70k lines from South Park
Labeled with season, episode and speaker
Example lines:
10,1,Stan,"You guys, you guys! Chef is going away.”
10,1,Kyle,"Ahh, hi, can we speak to the head guy or something?”
https://www.kaggle.com/tovarischsukhov/southparklines/data
We consider each quote as a document. First, we strip non-alphanumeric characters. Then we get words by splitting the string delimited by spaces. The words, and the count of each are put in a hashmap, keyed based on speaker.
First we prompt the user to enter k-value, which we will use for calculating. Then the user can enter a phrase and we will return which character most likely would say that. Then it loops so the user can enter more phrases.

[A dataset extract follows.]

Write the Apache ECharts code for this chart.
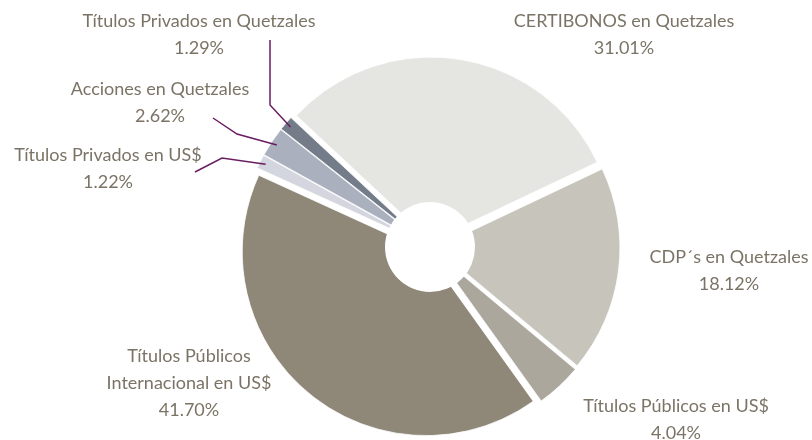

- Calculate Okapi distance from input phrase to every document
- Get k-nearest documents
- Return most common speaker from k-nearest documents
Our output is the prediction of what character would most likely say the input string. This is useful if you were writing dialogue for South Park and wanted to check that your phrasing style was in keeping with the characters standard style. Also our program could easily be used for other data sets, such as for other shows or presidents.
Firstwasdid testing to figure out the best Okapi parameters. This testing was done on a smaller subset of data for shorter run time. The best values found were k1=1.2 b=0.2 k2=75.
Then using those parameters we did K-value testing which found the highest accuracy of 36% at k = 13.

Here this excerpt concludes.